An emergency service worker said “from time to time, people get hit by flying umbrellas or flying debris.” But, he said, “I’ve never heard of someone dying.” (Well, now you have.) While plaintiffs’ trial lawyers are often depicted as the “bad guys” who encourage frivolous law suits designed to earn their clients undeserved recoveries and enormous legal fees for themselves, quite the opposite is true. It is really those attorneys alone who are willing to spend years of their time and risk huge sums of their own money to fund groundbreaking litigation for catastrophically injured (or dead) clients who have made motor vehicles, planes, trains and countless other products safer; doctors, hospitals and pharmaceutical companies more accountable; construction sites safer for workers; and municipalities more responsible for their police departments. That is what makes Lottie Michelle Belk’s death all the more tragic.

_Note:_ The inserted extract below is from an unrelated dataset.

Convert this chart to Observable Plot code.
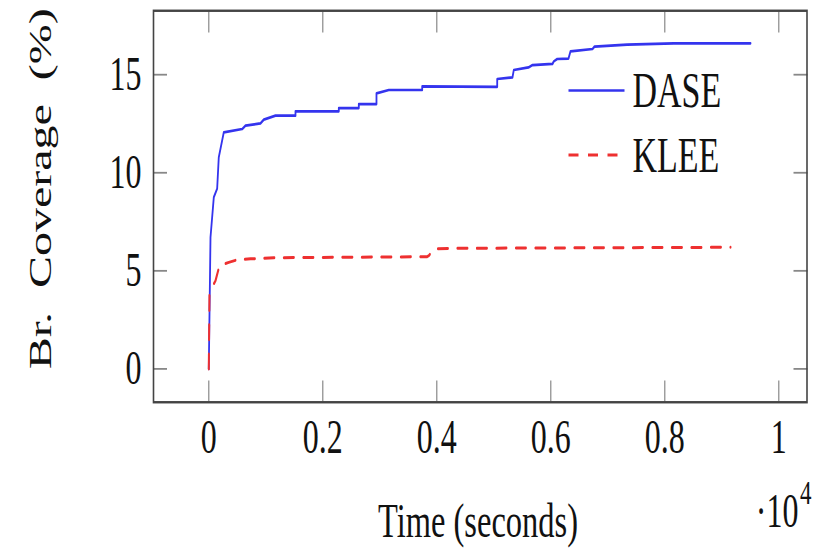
<!DOCTYPE html>
<html>
<head>
<meta charset="utf-8">
<script src="https://cdn.jsdelivr.net/npm/d3@7"></script>
<script src="https://cdn.jsdelivr.net/npm/@observablehq/plot@0.6"></script>
<style>
  html, body { margin: 0; padding: 0; background: #fff; }
  #chart svg { display: block; }
</style>
</head>
<body>
<div id="chart"></div>
<script>
// ---- data ----
const daseTime = [0, 30, 88, 147, 175, 263, 586, 644, 907, 965, 1170, 1521, 1521, 2281, 2281, 2632, 2632, 2942, 2942, 3158, 3744, 3744, 5060, 5060, 5328, 5351, 5609, 5679, 6030, 6053, 6112, 6311, 6346, 6732, 6767, 7340, 8158, 9504];
const daseCov  = [0, 6.71, 8.75, 9.19, 10.78, 12.06, 12.23, 12.40, 12.52, 12.71, 12.91, 12.91, 13.13, 13.13, 13.30, 13.30, 13.50, 13.50, 14.05, 14.22, 14.22, 14.40, 14.38, 14.78, 14.86, 15.24, 15.37, 15.49, 15.55, 15.68, 15.80, 15.82, 16.19, 16.31, 16.43, 16.53, 16.60, 16.60];
const kleeTime = [0, 12, 118, 188, 351, 498, 732, 1140, 2311, 3832, 3860, 3947, 4416, 9153];
const kleeCov  = [0, 3.9, 4.5, 5.27, 5.43, 5.56, 5.61, 5.67, 5.69, 5.72, 5.77, 6.12, 6.15, 6.20];

const xTicks = [0, 2000, 4000, 6000, 8000, 10000];
const xTickLabels = ["0", "0.2", "0.4", "0.6", "0.8", "1"];
const yTicks = [0, 5, 10, 15];
const seriesNames = ["DASE", "KLEE"];
const seriesColors = ["#3434ee", "#ee3030"];
const xLabel = "Time (seconds)";
const yLabel = "Br.  Coverage  (%)";
const xMultiplier = "·10";
const xExponent = "4";

// ---- layout ----
const W = 821, H = 548, S = 1.5;   // reference is stretched vertically
const HL = H / S;
const FONT = "'Liberation Serif', 'DejaVu Serif', serif";
const frameL = 153, frameR = 806.5, frameT = 10 / S, frameB = 401.5 / S;

const dase = daseTime.map((t, i) => ({t, c: daseCov[i]}));
const klee = kleeTime.map((t, i) => ({t, c: kleeCov[i]}));

const plot = Plot.plot({
  width: W,
  height: HL,
  marginLeft: frameL,
  marginRight: W - frameR,
  marginTop: frameT,
  marginBottom: HL - frameB,
  style: {fontFamily: FONT, fontSize: "32px", color: "#111", background: "#fff", overflow: "visible"},
  x: {domain: [-970, 10495]},
  y: {domain: [-1.70, 18.26]},
  marks: [
    Plot.line(dase, {x: "t", y: "c", stroke: seriesColors[0], strokeWidth: 1.8}),
    Plot.line(klee, {x: "t", y: "c", stroke: seriesColors[1], strokeWidth: 2, strokeDasharray: "10,9.5"}),
    Plot.axisX({ticks: xTicks, anchor: "bottom", tickSize: -14, fill: "none", stroke: "#888", strokeWidth: 1.2, label: null}),
    Plot.axisX({ticks: xTicks, anchor: "top", tickSize: -14, fill: "none", stroke: "#888", strokeWidth: 1.2, label: null}),
    Plot.axisX({ticks: xTicks, anchor: "bottom", tickSize: 0, tickPadding: 11, fontSize: 32,
                tickFormat: d => xTickLabels[xTicks.indexOf(d)], label: null}),
    Plot.axisY({ticks: yTicks, anchor: "left", tickSize: -14, fill: "none", stroke: "#888", strokeWidth: 1.2, label: null}),
    Plot.axisY({ticks: yTicks, anchor: "right", tickSize: -14, fill: "none", stroke: "#888", strokeWidth: 1.2, label: null}),
    Plot.axisY({ticks: yTicks, anchor: "left", tickSize: 0, tickPadding: 12, fontSize: 32, label: null}),
    Plot.frame({stroke: "#444", strokeWidth: 1.6}),
    Plot.text([xLabel], {text: d => d, frameAnchor: "bottom", textAnchor: "middle", lineAnchor: "middle",
                         dx: 477.5 - (frameL + frameR) / 2, dy: 521 / S - frameB, fontSize: 32.5, fill: "#111"}),
    Plot.text([yLabel], {text: d => d, frameAnchor: "left", textAnchor: "middle", lineAnchor: "middle", rotate: -90,
                         dx: 40.5 - frameL, dy: 188 / S - (frameT + frameB) / 2, fontSize: 32, fill: "#111"}),
    Plot.text([xMultiplier], {text: d => d, frameAnchor: "bottom-right", textAnchor: "end", lineAnchor: "middle",
                              dx: 798 - frameR, dy: 511 / S - frameB, fontSize: 32, fill: "#111"}),
    Plot.text([xExponent], {text: d => d, frameAnchor: "bottom-right", textAnchor: "start", lineAnchor: "middle",
                            dx: 799.5 - frameR, dy: 492.5 / S - frameB, fontSize: 23, fill: "#111"})
  ]
});

// legend (inside the plot, upper right)
const legendX = 568.5, legendLen = 56, legendY0 = 90.5 / S, legendGap = 64.5 / S;
const svg = d3.select(plot);
const lg = svg.append("g").attr("font-family", FONT).attr("font-size", 34).attr("text-anchor", "start");
seriesNames.forEach((name, i) => {
  const yy = legendY0 + i * legendGap;
  lg.append("line")
    .attr("x1", legendX).attr("x2", legendX + legendLen)
    .attr("y1", yy).attr("y2", yy)
    .attr("stroke", seriesColors[i])
    .attr("stroke-width", i === 0 ? 1.8 : 2)
    .attr("stroke-dasharray", i === 0 ? null : "10,9.5");
  lg.append("text")
    .attr("x", legendX + legendLen + 8).attr("y", yy)
    .attr("dy", "0.33em")
    .attr("text-anchor", "start")
    .attr("fill", "#111")
    .text(name);
});

// stretch vertically like the reference
plot.setAttribute("preserveAspectRatio", "none");
plot.setAttribute("width", W);
plot.setAttribute("height", H);
plot.style.width = W + "px";
plot.style.height = H + "px";
plot.style.maxWidth = "none";

document.getElementById("chart").appendChild(plot);
</script>
</body>
</html>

From all accounts, this was a kind, gentle lady who simply wanted to celebrate her birthday and anniversary at the place she loved best, the beach.

Trial attorneys have long argued (and proven) the danger posed by beach umbrellas is very real and “no joke.” For that very reason, it is difficult to imagine why beach umbrellas are not fitted with some sort of device or tether that presents then from flying away as soon as it gets windy. Lifeguards, parks department employees as well as the people working at hotels and resorts should be trained to immediately take down these umbrellas (not simply fold them up) as soon as the weather turns windy (or threatens to). It is far easier to reopen an umbrella than it is to undo the injuries suffered by people struck by one of them. In the case of a death, there is simply no excuse for continued inaction.